What This Case Shows

Several features of the ACA's procedural odyssey are worth marking explicitly.

The Schoolhouse Rock! version is unrecognizable. Five committees touched the legislation; no conference committee reconciled the bicameral differences; the final passage required a procedural workaround using budget reconciliation rules that most Americans had never heard of. The path looked nothing like the cartoon.

Leadership ran the process. The five committee chairs did substantial work, but the bill's contours, the management of skeptical senators, the timeline, and the eventual reconciliation maneuver were all coordinated by Speaker Pelosi, Majority Leader Reid, and the Obama White House. The committee process was important but not dispositive; the leadership process was dispositive.

The filibuster was the binding constraint. The entire procedural drama after Scott Brown's election was driven by the 60-vote threshold. Without the filibuster, the Senate could have voted up the conference report by simple majority and the ACA would have passed in March 2010 with no reconciliation drama.

The bill that became law was not the bill anyone wanted. It contained provisions like the Cornhusker Kickback that had been added in the rush to 60 votes; it lacked a public option that House Democrats had wanted; it had complex tax and Medicare structures designed to satisfy individual senators rather than to optimize policy. The reconciliation sidecar removed some of the most embarrassing provisions, but the bill remained the bill 60-vote-threshold legislation produces.

Reconciliation became the channel. The use of reconciliation to pass the final piece of the ACA was, at the time, extraordinary; it has since become routine. The 2017 Tax Cuts and Jobs Act, the 2021 American Rescue Plan, and the 2022 Inflation Reduction Act all followed similar paths. Major modern partisan legislation passes through reconciliation because the alternative — 60 votes for cloture — is rarely available.

The political consequences were substantial. The ACA's procedural messiness was used effectively by Republicans in the 2010 midterm elections; Democrats lost 63 House seats and 6 Senate seats, the largest midterm swing since 1938. Whether the procedural mess caused the political loss or whether the political loss simply followed the unpopularity of the underlying bill is debated; both elements were probably present. What is not debated is that the procedural odyssey itself, watched on cable news for months, contributed to public perception that something had gone wrong.

The ACA case is, in this sense, the modern Congress in microscope. The institution still works — the bill became law. But the institution works differently than the cartoon suggests, and differently than its formal rules suggest. Process is power. The procedural rules shaped what the bill could be, who could shape it, and whether it could pass at all.

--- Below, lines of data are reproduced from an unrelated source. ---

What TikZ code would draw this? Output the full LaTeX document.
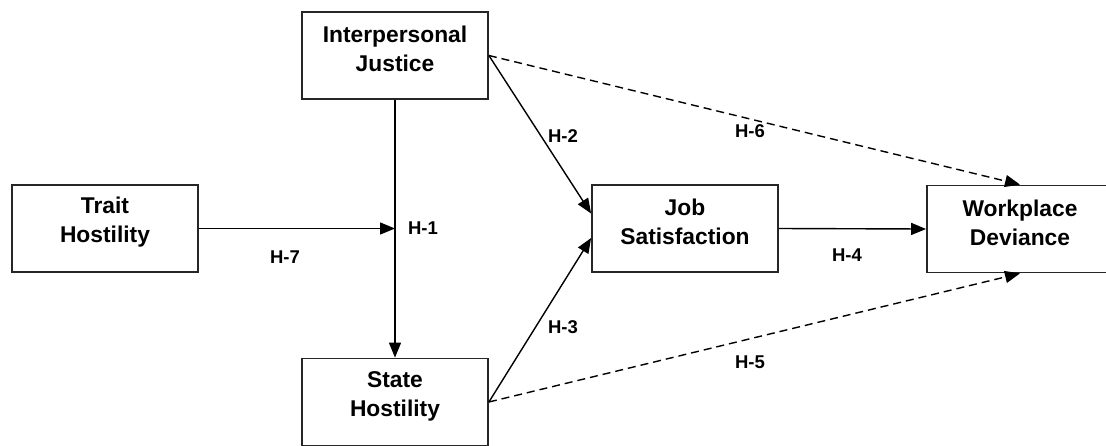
\documentclass[tikz,border=0pt]{standalone}
\usepackage{fontspec}
\setmainfont{Liberation Sans}
\usetikzlibrary{arrows.meta,calc}
\begin{document}
\begin{tikzpicture}[x=1pt,y=-1pt,
  box/.style={draw=black!85,line width=1.8pt,minimum width=186pt,minimum height=87pt,inner sep=0pt},
  boxtext/.style={font=\fontsize{22.8}{29}\selectfont\bfseries,align=center,inner sep=0pt},
  hlabel/.style={font=\fontsize{18.5}{22}\selectfont\bfseries,inner sep=0pt},
  link/.style={line width=1.4pt,-{Triangle[length=15pt,width=12pt]}},
  dlink/.style={link,dash pattern=on 8pt off 5pt},
]
\useasboundingbox (0,0) rectangle (1106,445);
\clip (0,0) rectangle (1106,445);
\fill[white] (0,0) rectangle (1106,445);

% construct boxes
\node[box] (ij) at (395,55.5) {};
\node[box] (th) at (105,228.5) {};
\node[box] (sh) at (395,402) {};
\node[box] (js) at (685,228.5) {};
\node[box] (wd) at (1020,229) {};

% box captions
\node[boxtext] (ijt) at (395,49) {Interpersonal\\Justice};
\node[boxtext] (tht) at (105,222) {Trait\\Hostility};
\node[boxtext] (sht) at (395,396) {State\\Hostility};
\node[boxtext] (jst) at (685,222) {Job\\Satisfaction};
\node[boxtext] (wdt) at (1020,222.5) {Workplace\\Deviance};

% paths
\coordinate (mod) at (ij.south |- th.east);
\coordinate (jsin1) at ($(js.west)+(0,-15)$);
\coordinate (jsin2) at ($(js.west)+(0,9.5)$);
\draw[link] (th.east) -- (mod);
\draw[link] (ij.south) -- (sh.north);
\draw[link] (ij.east) -- (jsin1);
\draw[link] (sh.east) -- (jsin2);
\draw[link] (js.east) -- (wd.west);
\draw[dlink] (ij.east) -- (wd.north);
\draw[dlink] (sh.east) -- (wd.south);

% hypothesis labels
\node[hlabel] (h1) at (423,228) {H-1};
\node[hlabel] (h2) at (563,136) {H-2};
\node[hlabel] (h3) at (563,327) {H-3};
\node[hlabel] (h4) at (847,255) {H-4};
\node[hlabel] (h5) at (750,362) {H-5};
\node[hlabel] (h6) at (750,131) {H-6};
\node[hlabel] (h7) at (285,257) {H-7};
\end{tikzpicture}
\end{document}
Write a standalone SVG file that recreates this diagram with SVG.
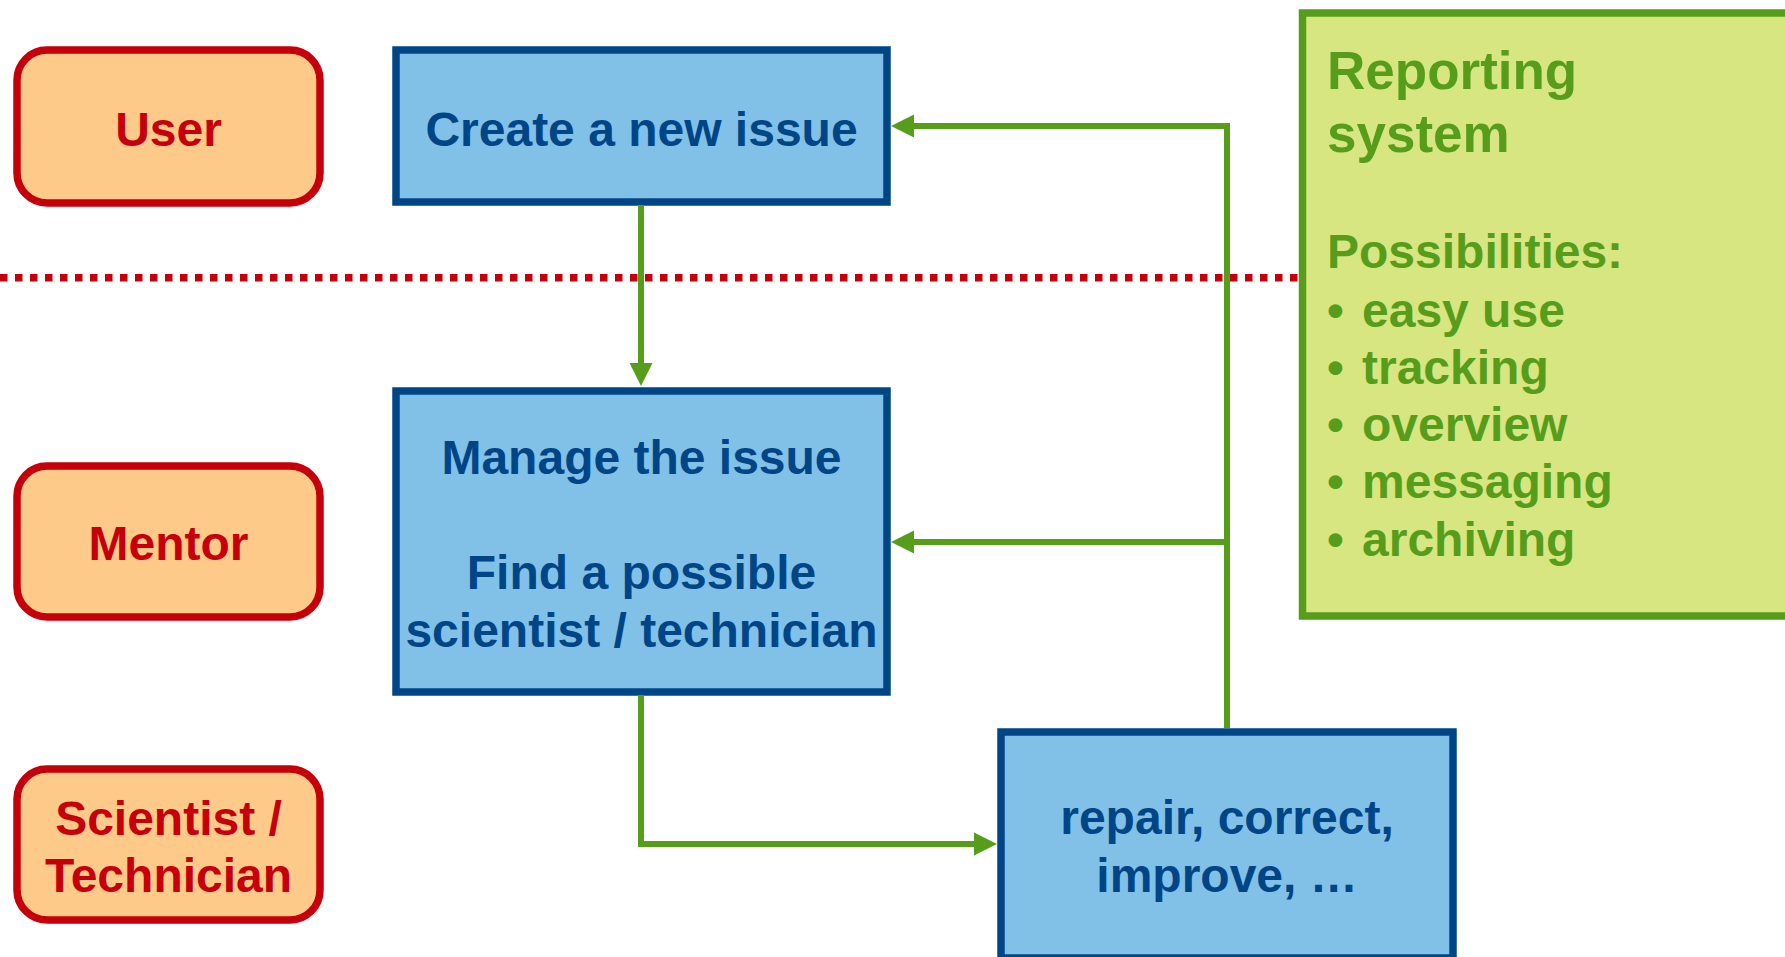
<svg xmlns="http://www.w3.org/2000/svg" width="1785" height="957" viewBox="0 0 1785 957">
<style>
text{font-family:"Liberation Sans",Arial,sans-serif;font-weight:bold;font-size:48px}
.role rect{fill:#FDCA89;stroke:#C5000B;stroke-width:7.5}
.role text{fill:#C5000B;text-anchor:middle}
.step rect{fill:#81C1E7;stroke:#004586;stroke-width:7.5}
.step text{fill:#004586;text-anchor:middle}
.conn{fill:none;stroke:#579D1C;stroke-width:6}
.rep rect{fill:#D7E680;stroke:#579D1C;stroke-width:7.5}
.rep text{fill:#579D1C}
</style>
<defs>
<marker id="ah" markerUnits="userSpaceOnUse" markerWidth="24" markerHeight="24" refX="1" refY="11.5" orient="auto" overflow="visible">
<path d="M0,0 L23,11.5 L0,23 z" fill="#579D1C"/>
</marker>
</defs>
<rect width="1785" height="957" fill="#FFFFFF"/>
<g id="reporting" class="rep">
<rect x="1302.5" y="13" width="500" height="603"/>
<text x="1327" y="89" style="font-size:53px">Reporting</text>
<text x="1327" y="152" style="font-size:53px">system</text>
<text x="1327" y="268">Possibilities:</text>
<text y="327"><tspan x="1327">•</tspan><tspan x="1362">easy use</tspan></text>
<text y="384"><tspan x="1327">•</tspan><tspan x="1362">tracking</tspan></text>
<text y="441"><tspan x="1327">•</tspan><tspan x="1362">overview</tspan></text>
<text y="498"><tspan x="1327">•</tspan><tspan x="1362">messaging</tspan></text>
<text y="556"><tspan x="1327">•</tspan><tspan x="1362">archiving</tspan></text>
</g>
<line id="divider" x1="0" y1="277.8" x2="1299" y2="277.8" stroke="#C5000B" stroke-width="7.5" stroke-dasharray="7.5 7.5"/>
<g id="user" class="role">
<rect x="17" y="50" width="303" height="153" rx="30"/>
<text x="168.5" y="146">User</text>
</g>
<g id="mentor" class="role">
<rect x="17" y="466" width="303" height="151" rx="30"/>
<text x="168.5" y="560">Mentor</text>
</g>
<g id="scientist" class="role">
<rect x="17" y="769" width="303" height="151" rx="30"/>
<text x="168.5" y="835">Scientist /</text>
<text x="168.5" y="892">Technician</text>
</g>
<g id="create" class="step">
<rect x="396" y="50" width="491" height="152"/>
<text x="641.5" y="146">Create a new issue</text>
</g>
<g id="manage" class="step">
<rect x="396" y="391" width="491" height="301"/>
<text x="641.5" y="474">Manage the issue</text>
<text x="641.5" y="589">Find a possible</text>
<text x="641.5" y="647">scientist / technician</text>
</g>
<g id="repair" class="step">
<rect x="1001" y="732" width="452" height="226"/>
<text x="1227" y="834">repair, correct,</text>
<text x="1227" y="892">improve, …</text>
</g>
<g id="connectors">
<path class="conn" d="M641 205 V364" marker-end="url(#ah)"/>
<path class="conn" d="M641 695 V844 H975" marker-end="url(#ah)"/>
<path class="conn" d="M1227 728 V126 H913" marker-end="url(#ah)"/>
<path class="conn" d="M1227 542 H913" marker-end="url(#ah)"/>
</g>
</svg>
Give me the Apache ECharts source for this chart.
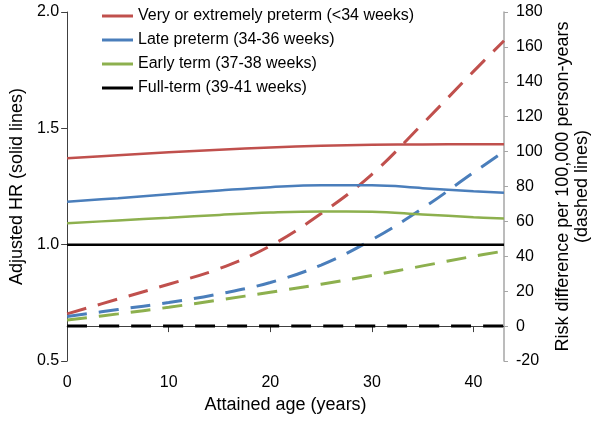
<!DOCTYPE html>
<html>
<head>
<meta charset="utf-8">
<script src="https://cdn.jsdelivr.net/npm/echarts@6/dist/echarts.min.js"></script>
<style>html,body{margin:0;padding:0;background:#fff}#c{width:600px;height:423px}</style>
</head>
<body>
<div id="c"></div>
<script>
const ages = [0, 5, 10, 15, 20, 25, 30, 35, 40, 43];
const seriesNames = ['Very or extremely preterm (<34 weeks)', 'Late preterm (34-36 weeks)', 'Early term (37-38 weeks)', 'Full-term (39-41 weeks)'];
// Adjusted HR (solid lines, left axis)
const hrVery  = [1.371, 1.384, 1.397, 1.408, 1.418, 1.425, 1.429, 1.431, 1.432, 1.432];
const hrLate  = [1.184, 1.200, 1.217, 1.233, 1.247, 1.255, 1.255, 1.243, 1.230, 1.223];
const hrEarly = [1.092, 1.104, 1.116, 1.128, 1.138, 1.143, 1.142, 1.130, 1.118, 1.112];
const hrFull  = [1, 1, 1, 1, 1, 1, 1, 1, 1, 1];
// Risk difference per 100,000 person-years (dashed lines, right axis)
const rdVery  = [7, 15.5, 24, 33, 46, 64.5, 87, 116, 146, 163.5];
const rdLate  = [5.5, 9.5, 13.5, 18.5, 25, 35, 49.5, 67.5, 88, 100];
const rdEarly = [3.5, 7, 10.8, 15, 19.4, 24, 29, 34.5, 40, 43];
const rdFull  = [0, 0, 0, 0, 0, 0, 0, 0, 0, 0];
const xTicks = [0, 10, 20, 30, 40];

const colors = ['#C0504D', '#4A7EBB', '#8DB04E', '#000000'];
const pair = (ys) => ages.map((a, i) => [a, ys[i]]);

const solid = [hrVery, hrLate, hrEarly, hrFull].map((d, i) => ({
  name: seriesNames[i], type: 'line', yAxisIndex: 0, data: pair(d), smooth: 0.4,
  symbol: 'none', color: colors[i], lineStyle: { width: 2.5, color: colors[i] }, z: 3
}));
const dashed = [rdVery, rdLate, rdEarly, rdFull].map((d, i) => ({
  name: 'RD ' + seriesNames[i], type: 'line', yAxisIndex: 1, data: pair(d), smooth: 0.4,
  symbol: 'none', color: colors[i], lineStyle: { width: 3, color: colors[i], type: [20, 12] }, z: 2
}));

const chart = echarts.init(document.getElementById('c'), null, { renderer: 'canvas' });
const font = 'Liberation Sans, Arial, sans-serif';
chart.setOption({
  animation: false,
  textStyle: { fontFamily: font },
  grid: { left: 66, right: 90, top: 12, bottom: 62, containLabel: false },
  legend: {
    data: seriesNames, orient: 'vertical', left: 97, top: 3,
    icon: 'rect', itemWidth: 31, itemHeight: 3, itemGap: 8,
    textStyle: { fontSize: 16, color: '#000', fontFamily: font, lineHeight: 16 }
  },
  xAxis: {
    type: 'value', min: 0, max: 43, interval: 10,
    name: 'Attained age (years)', nameLocation: 'middle', nameGap: 35,
    nameTextStyle: { fontSize: 18, color: '#000', fontFamily: font },
    axisLine: { lineStyle: { color: '#404040', width: 1 } },
    axisTick: { show: true, length: 6, lineStyle: { color: '#404040' },
      customValues: xTicks },
    axisLabel: { fontSize: 16, color: '#000', margin: 14, customValues: xTicks },
    splitLine: { show: false }
  },
  yAxis: [{
    type: 'value', min: 0.5, max: 2.0, interval: 0.5, position: 'left',
    name: 'Adjusted HR (solid lines)', nameLocation: 'middle', nameGap: 41, nameRotate: 90,
    nameTextStyle: { fontSize: 18, color: '#000', fontFamily: font },
    axisLine: { show: true, lineStyle: { color: '#404040', width: 1 } },
    axisTick: { show: true, length: 6, lineStyle: { color: '#404040' } },
    axisLabel: { fontSize: 16, color: '#000', margin: 8, formatter: v => v.toFixed(1) },
    splitLine: { show: false }
  }, {
    type: 'value', min: -20, max: 180, interval: 20, position: 'right',
    name: 'Risk difference per 100,000 person-years\n(dashed lines)', nameLocation: 'middle', nameGap: 50, nameRotate: 90,
    nameTextStyle: { fontSize: 18, color: '#000', fontFamily: font, lineHeight: 19 },
    axisLine: { show: true, lineStyle: { color: '#A6A6A6', width: 1.5 } },
    axisTick: { show: true, length: 4, lineStyle: { color: '#A6A6A6' } },
    axisLabel: { fontSize: 16, color: '#000', margin: 12 },
    splitLine: { show: false }
  }],
  series: solid.concat(dashed)
});
</script>
</body>
</html>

A Note on the Counterfactual

It is worth ending with a counterfactual. If Senator Kennedy had not died in August 2009, or if Massachusetts had not held the special election, or if Coakley had won, the ACA would still have faced procedural difficulties — the Senate's 60-seat margin was always thin, and individual senators (Lieberman, Nelson, others) had veto power throughout. But the reconciliation maneuver, in that counterfactual, would not have been necessary. The bill would have passed as a conventional conference report. Subsequent legislative activity would not have so heavily depended on reconciliation as a vehicle. The political fallout of the procedural mess would have been smaller.

The ACA's final form, and the procedural template that the ACA established for modern partisan legislation, was substantially shaped by an off-cycle special election in a single state. That is itself worth thinking about. American policy outcomes are produced by procedural rules interacting with electoral contingencies, and the contingencies sometimes drive the rules in ways that the rules' designers did not anticipate.